2Although Environmental Mitigation Projects (EMPs) like the two projects included in the Flint Hills consent decree are increasingly included by EPA in Clean Air Act settlements, EPA has not issued any guidance on EMPs or formally defined what constitutes an EMP. It is therefore unclear where the agency draws its authority to require those projects as part of a Clean Air Act settlement. Notably, however, that term has been defined in other consent decrees, including the consent decree in United States et al. v. American Electric Power Service Corp., Civil Action Nos. C2-99-1250, C2-05-360 (S.D. Ohio). Paragraph 23 of the agreement in that case defines "Environmental Mitigation Project" as "a project funded or implemented by Defendants as a remedial measure to mitigate alleged damage to human health or the environment, including National Parks or Wilderness Areas, claimed to have been caused by the alleged violations described in the complaints or to compensate Plaintiffs for costs necessitated as a result of the alleged damages." Moreover, although that term is not defined in the Flint Hills decree, Flint Hills certified when it signed the decree that it was not required to perform or develop the Environmental Mitigation Projects by any law or regulation or by any agreement, grant, or injunctive relief in any other action, that it was not intending to perform those projects other than in settlement of the claims in the decree, and that it will not receive reimbursement for any portion of the costs of those projects.  See Consent Decree, ¶ 111, available at http://www2.epa.gov/sites/production/files/2014-03/documents/flinthills-cd_0.pdf. Any public statement made by Flint Hills referring to the Environmental Mitigation Projects must also state: "This project was undertaken in connection with the settlement of an enforcement action, United States v. Flint Hills Resources, taken on behalf of EPA under the Clean Air Act."  Id. ¶ 112.

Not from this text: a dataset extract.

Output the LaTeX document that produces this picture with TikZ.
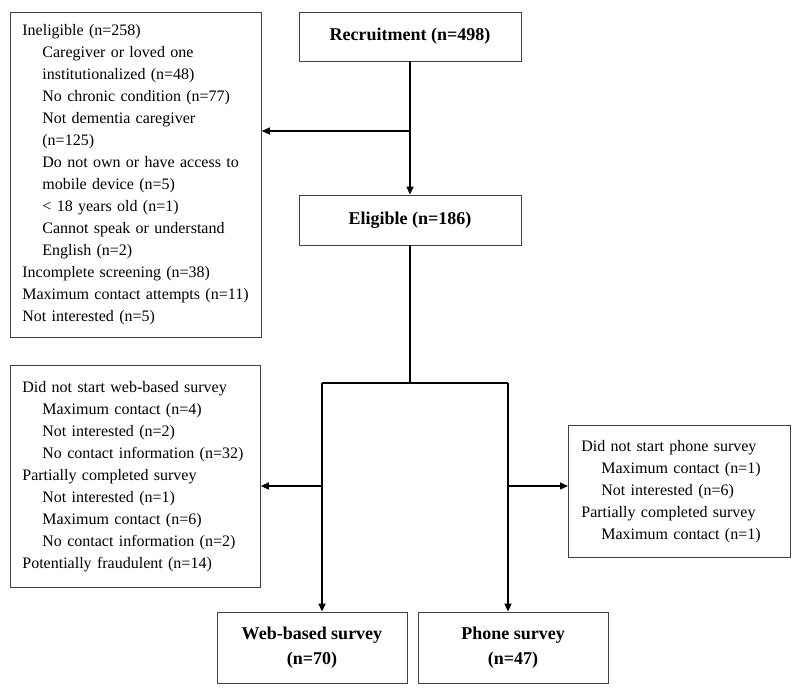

3See News Release, Texas Chemical Plant Agrees to Cut Harmful Air Pollution in Overburdened Community, http://yosemite.epa.gov/opa/admpress.nsf/
d0cf6618525a9efb85257359003fb69d/d843453ee33e12df85257ca100556fd4!OpenDocument
(Mar. 20, 2014).

4To mark that anniversary, EPA developed Plan EJ 2014 to protect the environment and health in overburdened communities, to empower communities to take action on those issues, and to establish local, state, tribal, and federal partnership to achieve health and sustainable communities. See Plan EJ 14.